The other members of the group, Deacon the Villain and Natti also give exceptional performances. They both share their verses equally throughout the album. Between them both, Deacon is the better rapper. His voice is gentler on the ears and his flow is much more agreeable. That isn’t to say that Natti is a bad rapper, but he can’t stand up to Deacon. His voice is much more ragged and well suits the darker elements of the album. However, it is always enjoyable hearing two different rappers that can communicate with each other so well. The album also contains cameos from other artists. Namely, Cee-Lo Green of Goodie Mob and Gnarls Barkley fame and Tonedeff. Cee-Lo’s part, on Caved In
is very sleepy and relaxed. His voice is instantly recognisable if you’re familiar with his other works, and if you aren’t, it’s still good to hear his excellent voice. Tonedeff, on the other hand has a much larger part to play. The Gates
is all about him at the gates of heaven, and it’s one of the more interesting songs on the album, mainly due to the verbal interplay between him and Deacon.
The album follows a concept, the album ‘follows the story of a man and those closest to him in their struggles with right and wrong, love and hate, faith and sin’. Whether that appeals to some people out there is not my business. What is my business though is how good this concept is and how well it is pulled off. The concept is not necessary to the enjoyment of the album, but of course it enhances the appeal of the whole album. This appeal is not unfounded, as much of it is very good but it seems unfocused. If you have the patience to work out the concept while listening to the lyrics, you will be rewarded. It all concludes well towards the end and although the moral has been heard multiple times from many different people, it seems like we all need reminders of it now and then.

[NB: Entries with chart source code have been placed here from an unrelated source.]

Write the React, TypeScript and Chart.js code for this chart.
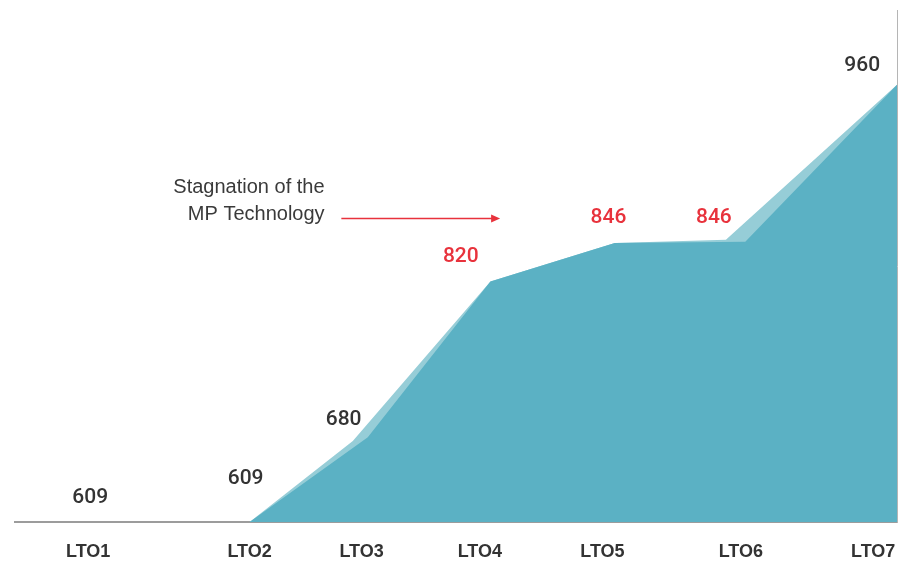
import { useEffect, useRef } from 'react';
import { Chart, registerables } from 'chart.js';

Chart.register(...registerables);

// ---- data ----
const categories = ['LTO1', 'LTO2', 'LTO3', 'LTO4', 'LTO5', 'LTO6', 'LTO7'];
// positions of the categories along the (uneven) horizontal axis, axis units 0..10
const categoryPositions = [0.83, 2.66, 3.93, 5.27, 6.66, 8.23, 9.73];
// printed values
const capacityValues = [609, 609, 680, 820, 846, 846, 960];
const highlighted = [false, false, false, true, true, true, false];
// front (dark) area as drawn in the picture
const frontX = [0.83, 2.66, 4.0, 5.39, 6.8, 8.28, 10];
const frontY = [609, 609, 677, 802, 833, 834, 960];
// back (light) area as drawn in the picture
const backX = [0.83, 2.66, 3.83, 5.39, 6.8, 8.06, 10];
const backY = [609, 609, 674, 802, 833, 835.5, 960];
const annotationLines = ['Stagnation of the', 'MP Technology'];

// ---- styles ----
const DARK = '#5bb1c4';
const LIGHT = '#96cdd7';
const TEXT = '#333333';
const RED = '#e8323c';
const LABEL_DX = [2, -4, -18, -19, 6, -27, -11];
const LABEL_DY = [-24, -43, -18, -25, -25, -24, -19];
const NOTE = { textX: 3.51, lineY: [877.5, 855.6], arrowFrom: 3.7, arrowTo: 5.5, arrowY: 853 };

const labelsPlugin = {
  id: 'valueLabels',
  afterDatasetsDraw(chart: any) {
    const { ctx, scales } = chart;
    const xs = scales.x;
    const ys = scales.y;
    ctx.save();
    ctx.font = '500 21px Roboto, "Liberation Sans", sans-serif';
    ctx.textAlign = 'center';
    ctx.textBaseline = 'middle';
    capacityValues.forEach((v, i) => {
      const x = xs.getPixelForValue(categoryPositions[i]) + LABEL_DX[i];
      const y = ys.getPixelForValue(frontY[i]) + LABEL_DY[i];
      ctx.fillStyle = highlighted[i] ? RED : TEXT;
      ctx.fillText(String(v), x, y);
    });

    // annotation
    ctx.font = '20px "Liberation Sans", Arial, sans-serif';
    ctx.fillStyle = '#3a3a3a';
    ctx.textAlign = 'right';
    const tx = xs.getPixelForValue(NOTE.textX);
    annotationLines.forEach((t, i) => {
      ctx.fillText(t, tx, ys.getPixelForValue(NOTE.lineY[i]));
    });
    const ax0 = xs.getPixelForValue(NOTE.arrowFrom);
    const ax1 = xs.getPixelForValue(NOTE.arrowTo);
    const ay = Math.round(ys.getPixelForValue(NOTE.arrowY)) + 0.5;
    ctx.strokeStyle = RED;
    ctx.fillStyle = RED;
    ctx.lineWidth = 1.5;
    ctx.beginPath();
    ctx.moveTo(ax0, ay);
    ctx.lineTo(ax1 - 7, ay);
    ctx.stroke();
    ctx.beginPath();
    ctx.moveTo(ax1, ay);
    ctx.lineTo(ax1 - 9, ay - 4);
    ctx.lineTo(ax1 - 9, ay + 4);
    ctx.closePath();
    ctx.fill();
    ctx.restore();
  },
};

export default function App() {
  const ref = useRef<HTMLCanvasElement>(null);
  useEffect(() => {
    if (!ref.current) return;
    const chart = new Chart(ref.current, {
      type: 'line',
      data: {
        datasets: [
          {
            data: frontX.map((x, i) => ({ x, y: frontY[i] })),
            backgroundColor: DARK,
            borderWidth: 0,
            pointRadius: 0,
            tension: 0,
            fill: 'start',
          },
          {
            data: backX.map((x, i) => ({ x, y: backY[i] })),
            backgroundColor: LIGHT,
            borderWidth: 0,
            pointRadius: 0,
            tension: 0,
            fill: 'start',
          },
        ],
      },
      options: {
        animation: false,
        responsive: false,
        maintainAspectRatio: false,
        devicePixelRatio: 1,
        layout: { padding: { left: 15, right: 2, top: 10, bottom: 0 } },
        plugins: { legend: { display: false }, tooltip: { enabled: false } },
        scales: {
          x: {
            type: 'linear',
            min: 0,
            max: 10,
            position: 'bottom',
            z: 1,
            grid: { display: true, drawOnChartArea: false, drawTicks: false },
            border: { display: true, color: '#9c9c9c', width: 2 },
            afterBuildTicks: (scale: any) => {
              scale.ticks = categoryPositions.map((v) => ({ value: v }));
            },
            afterFit: (scale: any) => {
              scale.height = 40;
              scale.paddingLeft = 0;
              scale.paddingRight = 0;
            },
            ticks: {
              autoSkip: false,
              maxRotation: 0,
              minRotation: 0,
              padding: 19,
              color: TEXT,
              font: { family: '"Liberation Sans", Arial, sans-serif', size: 18, weight: 'bold' },
              callback: (_v: any, i: number) => categories[i],
            },
          },
          y: {
            type: 'linear',
            min: 609,
            max: 1020,
            position: 'right',
            grid: { display: true, drawOnChartArea: false, drawTicks: false },
            border: { display: true, color: '#b5b5b5', width: 1 },
            ticks: { display: false },
            afterFit: (scale: any) => {
              scale.width = 0;
              scale.paddingTop = 0;
              scale.paddingBottom = 0;
            },
          },
        },
      },
      plugins: [labelsPlugin],
    } as any);
    return () => chart.destroy();
  }, []);
  return (
    <div style={{ position: 'absolute', left: 0, top: 0, width: 899, height: 562, background: '#fff' }}>
      <canvas ref={ref} width={899} height={562} style={{ display: 'block' }} />
    </div>
  );
}
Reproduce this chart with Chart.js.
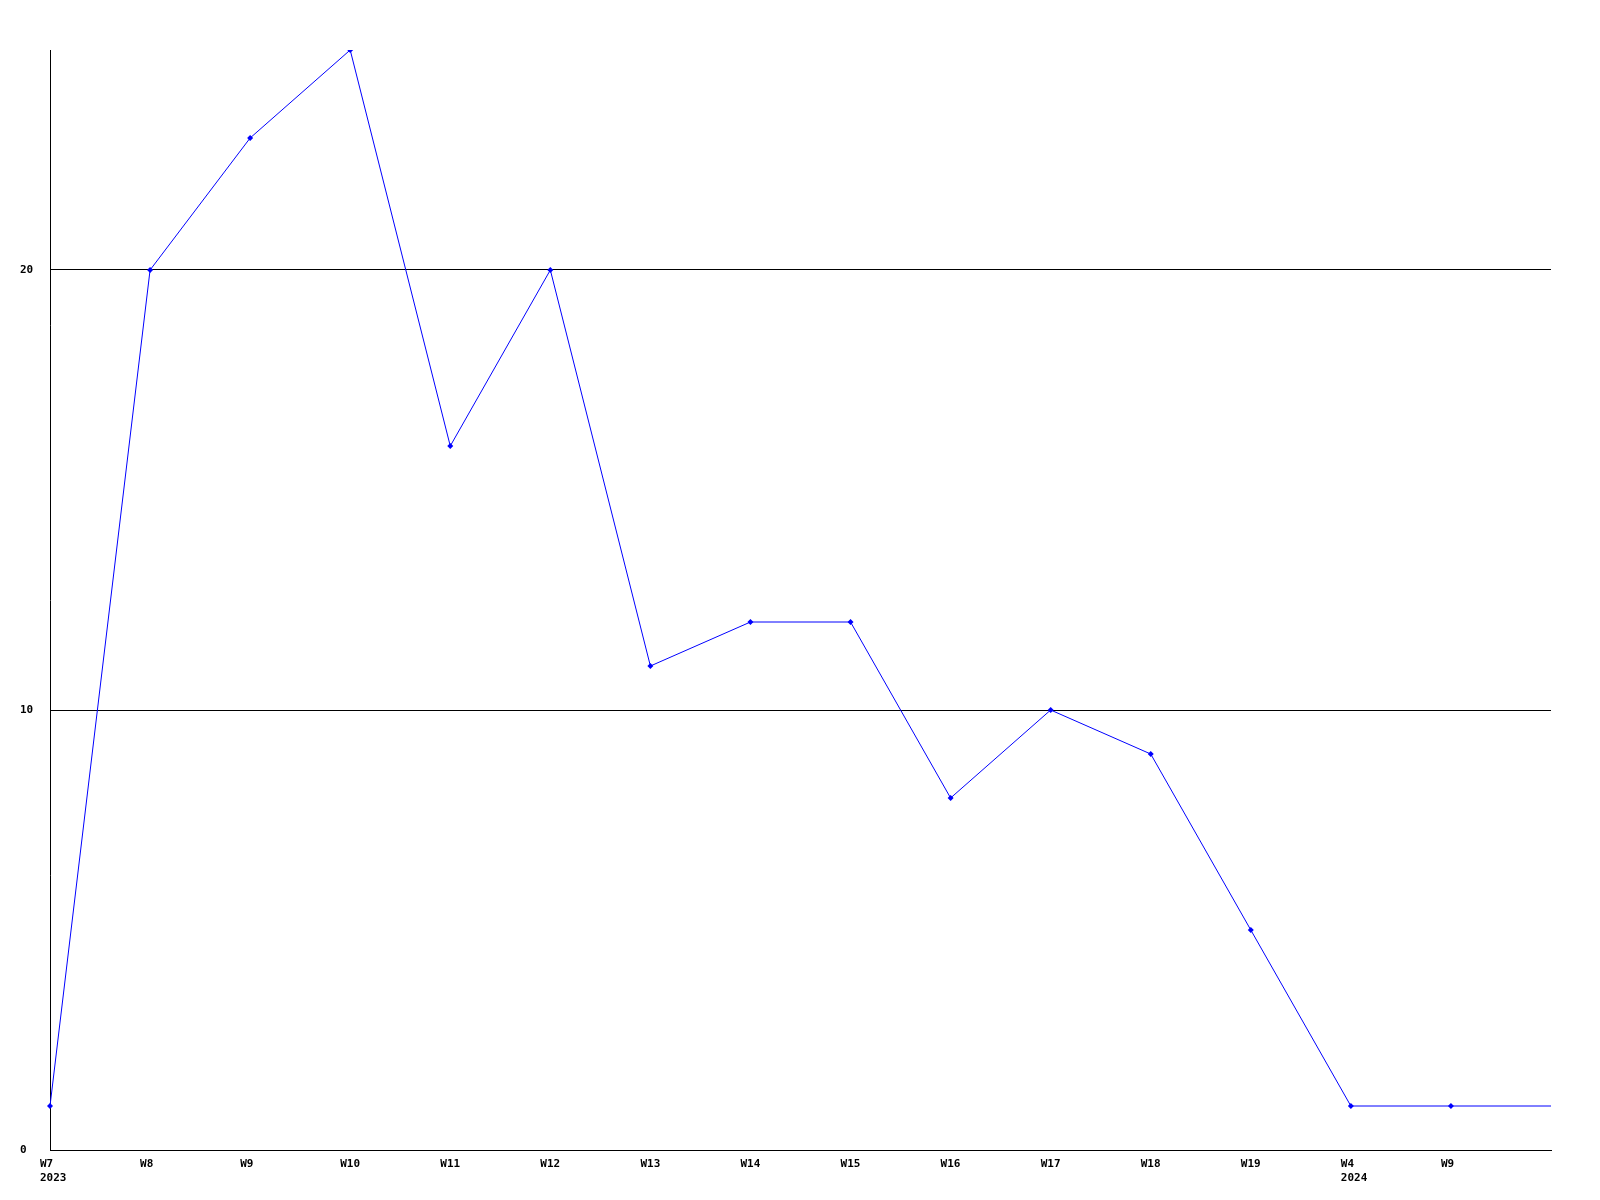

Lyrically, the album is on form. Not just for following the concept either. Several of the songs can be listened as a separate entity from the rest of the album and these are perhaps the best songs on the album. The two examples that immediately spring to mind are the songs Brain Cell
and Nothing To Give
. Brain Cell follows someone’s life; it is not important who as it is meant universally. The repeated chorus line goes, ‘Living in a world no different from a cell’. This is basically the whole message of the song in one line. The verses elaborate further. Perhaps unsurprisingly, the best verse comes from Kno. I’ll paraphrase the song: no matter where you are, how old you are, how privileged you think you might be, you are trapped. Conceptually the song is entirely the protagonist’s imagination, but it’s still strong and may resonate within certain people, and that’s what a rap song is for. The other highlight, Nothing To Give
follows Deacon The Villain’s character as he takes a stroll through the city at night and sees the ‘underhanded theatrics’ that happen on a nightly basis. While the message may not be as strong, it is definitely one of the stronger songs on the album, with possibly the best beat too of high piano notes with a good amount of echo, but that’s difficult to say.
So there you have it, a hip hop album that could potentially appeal to everyone. For the hip hop fans, it’s impossible not to like. For more rock oriented listeners, the beats will more than suffice to give enjoyment. Of course, there will always be the arrogant ‘metalheads’ of the world that will merely take a look at the cover of this album and dismiss it, but really, who cares about them? It’s their loss that they’re missing out on one of the gems of the hip hop world.